Here is the article:
http://www.pbase.com/mainecruising/battery_fusing
The part I'm thinking of is where he says (in reference to fusing starting banks, which he is a proponent of):
Question: "Won't the starters inrush current blow my fuse?"
First, what exactly is "inrush current"? Inrush current is the very brief spike in current that the starter undergoes to get the motor to begin turning over from a stopped state. The inrush duration is usually about 200ms to 250ms long, and not long enough to blow a properly sized fuse. ANL, MRBF or Class T fuses are not sized for the inrush, they are sized to the wire they are protecting.
This video below shows the absolute peak inrush as captured by a Fluke 376 meter. The engine is an older 2QM20 Yanmar. The absolute peak current draw, perhaps 2/10th of a second, is 316 amps yet this motor is protected by a fuse rated well below the inrush. It has never blown nor will it at this inrush capacity. The average starter load during the duration is closer to 150A.
BTW, my Yamaha generally starts right up with no extended cranking. Maybe it's because I don't tend to be trying to start it below around 40ºF, or maybe just lucky. I did have all four carbs rebuilt when I got the boat (it had been sitting) and I drain them all between trips.
thataway":2rarfhoq said:
AIC (Average Inrush current() is difficult to measure unless you have a sophisticated instrument. In the above link the writer has a Fluke 376 meter, about $300. There are multiple variables which determine the AIC.
Generally boaters don't worry about AIC. Builders should, but often they don't either....
Okay, I think we "crossed acronyms" perhaps. I was meaning "Ampere Interrupt Capacity" for the fusing. i.e. not the size of the fuse, but the "toughness level" of the fuse holder or body itself. The Lifeline Group 31 (27 and GC-4 are similar) have a short circuit rating of 3,564 amps. So with two I'd need an fuse/holder AIC of at least 7,128 amps. That's fine for the MRBF which is rated at 10,000 AIC. (On the RV I have three Group 31 XT, so that requires an AIC of 12,771 amps, therefore I used a Class T main fuse (AIC 20,000 amps).
thataway":2rarfhoq said:
You fuse for the current, not the wire size.
Okay, well maybe I've been going at it a little backwards, but the way I've been doing it is I see what size wire I need (usually voltage drop being the deciding factor for the kinds of things I do), and then I see if it has enough/plenty of ampacity (i.e. can I fuse it high enough). If not, I go to a larger wire size, but I still fuse for the wire (and choose the wire based on the load). Whenever the wire size goes down (say at a fuse block or buss bar), I re-fuse if the smaller wire doesn't have enough ampacity to be covered by the fuse on the previous (larger) wire. I have at times just upped a wire size because that was more convenient than re-fusing (space, say at a bus bar). Maybe just another way of saying the same thing (?). If I have something on the end of the wire that needs a special (smaller) fuse, then I'll just use that smaller fuse at the fuse block if the wire is only feeding that item.

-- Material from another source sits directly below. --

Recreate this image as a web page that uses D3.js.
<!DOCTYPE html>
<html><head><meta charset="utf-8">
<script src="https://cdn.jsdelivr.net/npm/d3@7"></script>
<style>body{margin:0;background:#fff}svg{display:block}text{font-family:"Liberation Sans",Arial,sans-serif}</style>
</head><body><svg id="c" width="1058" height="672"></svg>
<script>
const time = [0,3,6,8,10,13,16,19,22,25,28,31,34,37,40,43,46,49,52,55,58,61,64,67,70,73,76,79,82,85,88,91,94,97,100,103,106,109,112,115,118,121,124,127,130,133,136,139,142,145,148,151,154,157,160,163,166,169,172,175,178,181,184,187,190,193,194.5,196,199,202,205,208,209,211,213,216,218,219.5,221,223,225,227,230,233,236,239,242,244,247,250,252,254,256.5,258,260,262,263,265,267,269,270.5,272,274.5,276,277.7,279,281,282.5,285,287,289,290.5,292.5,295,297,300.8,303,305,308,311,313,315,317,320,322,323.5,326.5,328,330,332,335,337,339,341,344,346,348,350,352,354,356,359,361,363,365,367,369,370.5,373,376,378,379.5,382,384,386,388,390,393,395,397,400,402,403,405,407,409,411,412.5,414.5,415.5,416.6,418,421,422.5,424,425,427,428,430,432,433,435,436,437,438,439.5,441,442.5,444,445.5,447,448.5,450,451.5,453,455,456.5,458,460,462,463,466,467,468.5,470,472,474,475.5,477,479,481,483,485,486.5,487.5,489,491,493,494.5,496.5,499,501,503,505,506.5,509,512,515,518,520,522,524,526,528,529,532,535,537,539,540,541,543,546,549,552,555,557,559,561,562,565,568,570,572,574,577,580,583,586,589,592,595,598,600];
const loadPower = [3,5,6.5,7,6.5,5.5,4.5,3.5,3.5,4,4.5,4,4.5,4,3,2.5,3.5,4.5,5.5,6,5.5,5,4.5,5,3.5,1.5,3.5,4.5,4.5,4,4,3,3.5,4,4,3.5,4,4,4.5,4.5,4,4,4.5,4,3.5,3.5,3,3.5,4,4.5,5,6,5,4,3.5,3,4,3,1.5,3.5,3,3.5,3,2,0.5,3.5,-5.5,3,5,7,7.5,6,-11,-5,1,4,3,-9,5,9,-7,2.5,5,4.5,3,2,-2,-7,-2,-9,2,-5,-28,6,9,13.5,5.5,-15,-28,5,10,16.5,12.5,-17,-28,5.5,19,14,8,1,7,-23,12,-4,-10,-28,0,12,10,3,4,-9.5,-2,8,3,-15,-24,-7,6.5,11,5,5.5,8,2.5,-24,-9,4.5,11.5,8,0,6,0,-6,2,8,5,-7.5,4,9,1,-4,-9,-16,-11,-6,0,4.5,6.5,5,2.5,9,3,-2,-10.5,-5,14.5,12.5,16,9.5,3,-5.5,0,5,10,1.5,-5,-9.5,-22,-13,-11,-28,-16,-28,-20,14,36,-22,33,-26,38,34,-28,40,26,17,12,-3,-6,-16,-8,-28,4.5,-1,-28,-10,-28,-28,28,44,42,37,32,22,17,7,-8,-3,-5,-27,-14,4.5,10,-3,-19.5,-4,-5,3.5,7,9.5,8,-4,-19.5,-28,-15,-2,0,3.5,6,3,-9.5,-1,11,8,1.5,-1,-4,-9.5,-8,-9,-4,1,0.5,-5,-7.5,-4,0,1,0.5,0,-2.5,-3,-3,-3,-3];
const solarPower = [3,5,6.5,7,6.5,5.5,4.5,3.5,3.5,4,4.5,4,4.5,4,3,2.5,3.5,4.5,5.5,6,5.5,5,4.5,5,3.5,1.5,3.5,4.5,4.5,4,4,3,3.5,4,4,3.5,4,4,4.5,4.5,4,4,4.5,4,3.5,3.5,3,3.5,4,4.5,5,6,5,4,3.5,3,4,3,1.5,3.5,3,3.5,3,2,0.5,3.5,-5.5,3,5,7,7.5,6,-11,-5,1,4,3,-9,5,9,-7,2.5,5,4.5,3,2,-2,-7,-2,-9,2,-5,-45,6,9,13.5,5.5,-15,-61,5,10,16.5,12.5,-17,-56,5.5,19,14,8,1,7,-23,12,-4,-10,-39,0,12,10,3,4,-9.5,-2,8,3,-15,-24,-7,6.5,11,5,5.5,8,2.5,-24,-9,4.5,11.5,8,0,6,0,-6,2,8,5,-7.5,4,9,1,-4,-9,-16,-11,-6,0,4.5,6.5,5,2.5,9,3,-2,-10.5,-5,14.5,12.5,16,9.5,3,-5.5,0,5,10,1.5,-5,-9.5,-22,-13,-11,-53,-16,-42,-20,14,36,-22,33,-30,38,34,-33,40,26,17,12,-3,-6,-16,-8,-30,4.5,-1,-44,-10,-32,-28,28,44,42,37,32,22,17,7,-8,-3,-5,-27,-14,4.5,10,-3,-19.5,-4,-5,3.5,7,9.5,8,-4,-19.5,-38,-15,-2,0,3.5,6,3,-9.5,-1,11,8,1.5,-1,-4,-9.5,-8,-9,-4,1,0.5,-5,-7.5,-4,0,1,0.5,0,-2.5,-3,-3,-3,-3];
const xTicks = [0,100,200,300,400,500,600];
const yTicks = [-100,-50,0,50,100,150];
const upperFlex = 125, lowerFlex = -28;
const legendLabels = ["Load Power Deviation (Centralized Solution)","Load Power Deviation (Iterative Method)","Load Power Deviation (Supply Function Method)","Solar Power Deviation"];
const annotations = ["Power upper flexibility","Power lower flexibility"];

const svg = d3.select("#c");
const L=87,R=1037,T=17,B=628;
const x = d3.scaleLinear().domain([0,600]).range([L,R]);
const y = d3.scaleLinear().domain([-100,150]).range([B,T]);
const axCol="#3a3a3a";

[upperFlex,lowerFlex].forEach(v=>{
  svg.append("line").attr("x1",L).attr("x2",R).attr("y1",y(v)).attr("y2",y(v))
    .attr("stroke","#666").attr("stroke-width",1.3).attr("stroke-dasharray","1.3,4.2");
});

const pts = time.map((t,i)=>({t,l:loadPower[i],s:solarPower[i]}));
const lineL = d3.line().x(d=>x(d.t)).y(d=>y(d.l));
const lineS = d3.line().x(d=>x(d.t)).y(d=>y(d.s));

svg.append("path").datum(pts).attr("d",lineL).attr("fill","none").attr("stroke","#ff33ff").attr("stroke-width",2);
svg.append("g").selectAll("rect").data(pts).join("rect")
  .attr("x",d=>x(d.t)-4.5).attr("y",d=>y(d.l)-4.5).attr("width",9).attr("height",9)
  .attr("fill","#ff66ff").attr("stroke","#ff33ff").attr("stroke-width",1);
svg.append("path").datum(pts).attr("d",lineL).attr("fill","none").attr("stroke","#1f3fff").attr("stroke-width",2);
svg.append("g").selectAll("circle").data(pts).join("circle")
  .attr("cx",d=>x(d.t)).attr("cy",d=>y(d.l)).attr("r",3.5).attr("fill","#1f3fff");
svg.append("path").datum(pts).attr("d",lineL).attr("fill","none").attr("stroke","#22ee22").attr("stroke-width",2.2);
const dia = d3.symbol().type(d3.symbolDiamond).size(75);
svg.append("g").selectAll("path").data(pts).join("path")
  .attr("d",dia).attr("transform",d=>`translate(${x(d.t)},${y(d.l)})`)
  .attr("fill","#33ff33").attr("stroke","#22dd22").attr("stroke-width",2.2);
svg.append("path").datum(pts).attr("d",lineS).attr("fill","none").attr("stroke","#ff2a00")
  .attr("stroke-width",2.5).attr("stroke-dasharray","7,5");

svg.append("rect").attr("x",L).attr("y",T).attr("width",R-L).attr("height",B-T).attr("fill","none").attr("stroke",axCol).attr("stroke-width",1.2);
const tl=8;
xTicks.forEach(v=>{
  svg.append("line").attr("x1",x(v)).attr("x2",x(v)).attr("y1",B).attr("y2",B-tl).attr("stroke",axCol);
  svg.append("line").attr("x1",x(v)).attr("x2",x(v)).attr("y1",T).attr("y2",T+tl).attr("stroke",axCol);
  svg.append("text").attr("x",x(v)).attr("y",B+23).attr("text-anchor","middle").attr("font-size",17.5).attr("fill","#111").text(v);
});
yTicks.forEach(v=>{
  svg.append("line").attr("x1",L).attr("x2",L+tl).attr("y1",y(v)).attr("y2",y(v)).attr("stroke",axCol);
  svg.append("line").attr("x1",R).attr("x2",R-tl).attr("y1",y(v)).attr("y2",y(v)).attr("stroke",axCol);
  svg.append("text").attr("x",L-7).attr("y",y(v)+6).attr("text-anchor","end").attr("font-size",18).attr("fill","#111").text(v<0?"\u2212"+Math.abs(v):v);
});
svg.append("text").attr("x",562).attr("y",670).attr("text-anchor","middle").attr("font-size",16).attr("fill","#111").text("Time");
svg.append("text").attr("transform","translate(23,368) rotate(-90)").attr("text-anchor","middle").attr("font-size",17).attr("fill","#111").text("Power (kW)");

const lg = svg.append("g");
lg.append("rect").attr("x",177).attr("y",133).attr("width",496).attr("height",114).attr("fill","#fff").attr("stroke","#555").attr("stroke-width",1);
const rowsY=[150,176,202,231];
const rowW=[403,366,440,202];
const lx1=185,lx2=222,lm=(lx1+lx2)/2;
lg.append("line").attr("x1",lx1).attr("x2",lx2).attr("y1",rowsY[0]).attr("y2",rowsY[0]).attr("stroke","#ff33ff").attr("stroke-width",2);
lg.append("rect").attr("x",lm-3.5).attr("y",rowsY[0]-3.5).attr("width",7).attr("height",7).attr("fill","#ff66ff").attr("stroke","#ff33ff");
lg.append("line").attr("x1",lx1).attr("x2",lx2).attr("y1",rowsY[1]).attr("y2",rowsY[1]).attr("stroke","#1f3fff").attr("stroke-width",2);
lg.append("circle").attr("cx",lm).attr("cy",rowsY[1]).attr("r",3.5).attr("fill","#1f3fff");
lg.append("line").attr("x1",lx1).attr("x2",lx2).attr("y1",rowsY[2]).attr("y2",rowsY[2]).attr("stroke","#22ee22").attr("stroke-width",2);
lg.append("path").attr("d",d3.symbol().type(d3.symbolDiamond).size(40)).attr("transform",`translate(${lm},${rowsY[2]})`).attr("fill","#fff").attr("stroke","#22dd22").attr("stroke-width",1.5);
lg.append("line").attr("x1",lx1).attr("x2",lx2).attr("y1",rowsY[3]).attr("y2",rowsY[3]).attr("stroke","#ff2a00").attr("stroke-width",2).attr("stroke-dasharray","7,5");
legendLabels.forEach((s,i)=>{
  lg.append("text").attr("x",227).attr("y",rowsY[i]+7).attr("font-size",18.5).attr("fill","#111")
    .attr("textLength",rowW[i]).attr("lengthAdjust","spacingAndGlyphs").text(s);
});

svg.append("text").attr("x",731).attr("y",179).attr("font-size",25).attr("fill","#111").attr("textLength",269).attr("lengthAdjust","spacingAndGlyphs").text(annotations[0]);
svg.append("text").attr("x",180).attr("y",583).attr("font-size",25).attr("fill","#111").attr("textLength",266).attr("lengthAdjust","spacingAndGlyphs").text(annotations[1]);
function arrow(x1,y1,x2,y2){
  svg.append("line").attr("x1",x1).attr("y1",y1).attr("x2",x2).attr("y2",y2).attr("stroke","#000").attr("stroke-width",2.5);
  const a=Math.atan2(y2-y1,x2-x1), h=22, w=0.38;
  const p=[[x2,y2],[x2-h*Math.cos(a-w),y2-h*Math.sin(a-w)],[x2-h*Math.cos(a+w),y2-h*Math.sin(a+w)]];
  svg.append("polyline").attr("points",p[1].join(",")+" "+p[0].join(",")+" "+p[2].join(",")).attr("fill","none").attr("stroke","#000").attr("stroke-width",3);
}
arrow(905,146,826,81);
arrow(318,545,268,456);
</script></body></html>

After all, in that case there is no reason not to fuse smaller and avoid a bunch of fuses or (shudder) inline fuses all over the place.
thataway":2rarfhoq said:
The alternator charging wiring, has no relation to the size of the starter wiring.

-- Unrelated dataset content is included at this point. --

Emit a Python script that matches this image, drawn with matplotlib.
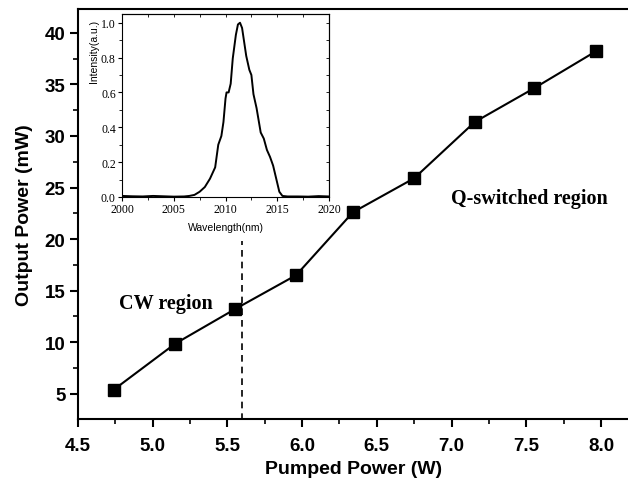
import numpy as np
import matplotlib
matplotlib.use("Agg")
import matplotlib.pyplot as plt
from matplotlib.ticker import MultipleLocator, FormatStrFormatter

# main curve: output power vs pump power
pump_w = [4.74, 5.15, 5.55, 5.96, 6.34, 6.75, 7.155, 7.555, 7.965]
output_mw = [5.4, 9.85, 13.2, 16.5, 22.6, 25.9, 31.35, 34.65, 38.2]

# inset spectrum
wl_nm = [2000, 2001, 2002, 2003, 2004, 2005, 2006, 2006.5, 2007, 2007.5, 2008,
         2008.5, 2009, 2009.3, 2009.6, 2009.8, 2010, 2010.1, 2010.3, 2010.5,
         2010.7, 2011, 2011.2, 2011.4, 2011.6, 2011.8, 2012, 2012.3, 2012.5,
         2012.7, 2013, 2013.4, 2013.7, 2014, 2014.3, 2014.6, 2014.9, 2015.2,
         2015.5, 2016, 2017, 2018, 2019, 2020]
intensity = [0.006, 0.004, 0.003, 0.006, 0.004, 0.002, 0.003, 0.006, 0.012, 0.03,
             0.057, 0.105, 0.17, 0.3, 0.35, 0.43, 0.565, 0.6, 0.6, 0.65,
             0.795, 0.93, 0.99, 1.0, 0.97, 0.89, 0.81, 0.73, 0.70,
             0.59, 0.51, 0.37, 0.335, 0.27, 0.23, 0.18, 0.105, 0.03,
             0.006, 0.003, 0.003, 0.002, 0.005, 0.003]

threshold_w = 5.6

sans = ["Liberation Sans", "DejaVu Sans"]
serif = ["Liberation Serif", "DejaVu Serif"]

fig = plt.figure(figsize=(6.28, 4.81), dpi=100)
ax = fig.add_axes([0.1242, 0.1268, 0.878, 0.8522])

ax.plot(pump_w, output_mw, color="black", lw=1.5, marker="s", ms=9,
        markerfacecolor="black", markeredgecolor="black")
ax.plot([threshold_w, threshold_w], [2.5, 19.8], color="black", lw=1.2, ls=(0, (4, 3)))

ax.set_xlim(4.5, 8.19)
ax.set_ylim(2.55, 42.3)
ax.xaxis.set_major_locator(MultipleLocator(0.5))
ax.xaxis.set_minor_locator(MultipleLocator(0.25))
ax.yaxis.set_major_locator(MultipleLocator(5))
ax.yaxis.set_minor_locator(MultipleLocator(2.5))
ax.xaxis.set_major_formatter(FormatStrFormatter("%.1f"))
ax.spines["right"].set_visible(False)
for s in ["left", "bottom", "top"]:
    ax.spines[s].set_linewidth(1.5)
ax.tick_params(which="major", direction="out", length=6, width=1.5)
ax.tick_params(axis="x", which="major", pad=7)
ax.tick_params(axis="y", which="major", pad=3)
ax.tick_params(which="minor", direction="out", length=3.5, width=1.2)
ax.tick_params(top=False)
plt.setp(ax.get_xticklabels() + ax.get_yticklabels(), family=sans,
         fontweight="bold", fontsize=13.5)
ax.set_xlabel("Pumped Power (W)", family=sans, fontweight="bold", fontsize=14)
ax.set_ylabel("Output Power (mW)", family=sans, fontweight="bold", fontsize=14)
ax.xaxis.set_label_coords(0.5, -0.1)
ax.yaxis.set_label_coords(-0.082, 0.5)

ax.text(5.09, 13.8, "CW region", family=serif, fontweight="bold", fontsize=14.5,
        ha="center", va="center")
ax.text(7.52, 24.0, "Q-switched region", family=serif, fontweight="bold", fontsize=14.5,
        ha="center", va="center")

# inset
ins = fig.add_axes([0.1943, 0.5884, 0.3296, 0.3804])
ins.plot(wl_nm, intensity, color="black", lw=1.4)
ins.set_xlim(2000, 2020)
ins.set_ylim(0, 1.05)
ins.xaxis.set_major_locator(MultipleLocator(5))
ins.xaxis.set_minor_locator(MultipleLocator(2.5))
ins.yaxis.set_major_locator(MultipleLocator(0.2))
ins.yaxis.set_minor_locator(MultipleLocator(0.1))
ins.yaxis.set_major_formatter(FormatStrFormatter("%.1f"))
ins.tick_params(which="both", direction="out", pad=1.5)
ins.tick_params(which="major", length=3, width=0.8)
ins.tick_params(which="minor", length=2, width=0.6)
plt.setp(ins.get_xticklabels() + ins.get_yticklabels(), family=serif, fontsize=8.5)
for s in ins.spines.values():
    s.set_linewidth(0.8)
# mirrored ticks pointing inward on the top and right
ins_top = ins.secondary_xaxis("top")
ins_top.xaxis.set_major_locator(MultipleLocator(5))
ins_top.xaxis.set_minor_locator(MultipleLocator(2.5))
ins_top.tick_params(which="both", direction="in", labeltop=False, width=0.6, length=2)
ins_right = ins.secondary_yaxis("right")
ins_right.yaxis.set_major_locator(MultipleLocator(0.2))
ins_right.yaxis.set_minor_locator(MultipleLocator(0.1))
ins_right.tick_params(which="both", direction="in", labelright=False, width=0.6, length=2)
ins.set_xlabel("Wavelength(nm)", family=sans, fontsize=7.5, labelpad=5)
ins.set_ylabel("Intensity(a.u.)", family=sans, fontsize=7.5)
ins.yaxis.set_label_coords(-0.11, 0.8)

fig.savefig("out.png", dpi=100)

Okay, maybe I'm out of the loop here. I was thinking of the cable that would be running from the start battery's bus bars (which is where the outboard connects, and there is no separate wire from the outboard for the alternator) to the house bank's bus bars (if the house bank is moved). In my mind this will be carrying the alternator output to the house bank, and possibly also the starter draw if I combine (or just simply start off the house bank). Is this not correct? This is how it works on the RV. I don't see any cables that would separate the outboard's alternator output from the starter draw in terms of the cables that carry it from my batteries? What am I missing?
thataway":2rarfhoq said:
You say you have 4.8% drop in voltage when starting off an aux battery--measuring both voltage and inrush current is very difficult, unless you have a very sensitive datalogger, the peak current, and low voltage are difficult to read because of the time in microseconds. ABYC calls for no more drop than a voltage to 1.2 per cell, or for a 12 volt battery of 7.2 volts in the battery. Also when using a "booster" which most RV's do--you are using a solenoid which allows the house and start battery to work in parallel. (not sure if you wired your RV differently than what is the convention.)
You've kind of lost me in the first part, but for the latter part, no I don't use a solenoid on the RV. It originally had a Surepower 1315, but I eliminated it for a few reasons. One is that it was recalled (slight matter of them catching on fire). Two is that it was of the old-fashioned type that causes its own voltage drop. Three is that it was bi-directional and I only wanted it to go "aftward." I considered a Blue Sea 7622, but instead went with a Blue Sea On/Off battery switch. I also have a pair of LED lights wired to the switch. When the batteries are combined there is a solid green light on the dashboard, and a flashing red light in the coach. This is so I don't forget and leave them combined. I can reach the switch from the driver's seat or the rear of the coach. As it turns out, I rarely combine any more because with just the solar I only get below 85% charge on rare occasions. The start battery doesn't have any parasitic loads (or at least not any that show up in a period of a few months), so I don't charge that between drives. I've combined the batteries twice in the past 9 months, for about 6 hours each time, so having a manual switch has been perfect for me. If I did it more often I'd likely go with the 7622. I do have a Blue Sea ACR on the boat (but then so far I have not had a robust/separate house charging system on the boat, which I do have on the RV -- so I have relied more on alternator charging, and therefore pretty much always want to combine when underway. That may change when I get my alternate charging methods set up).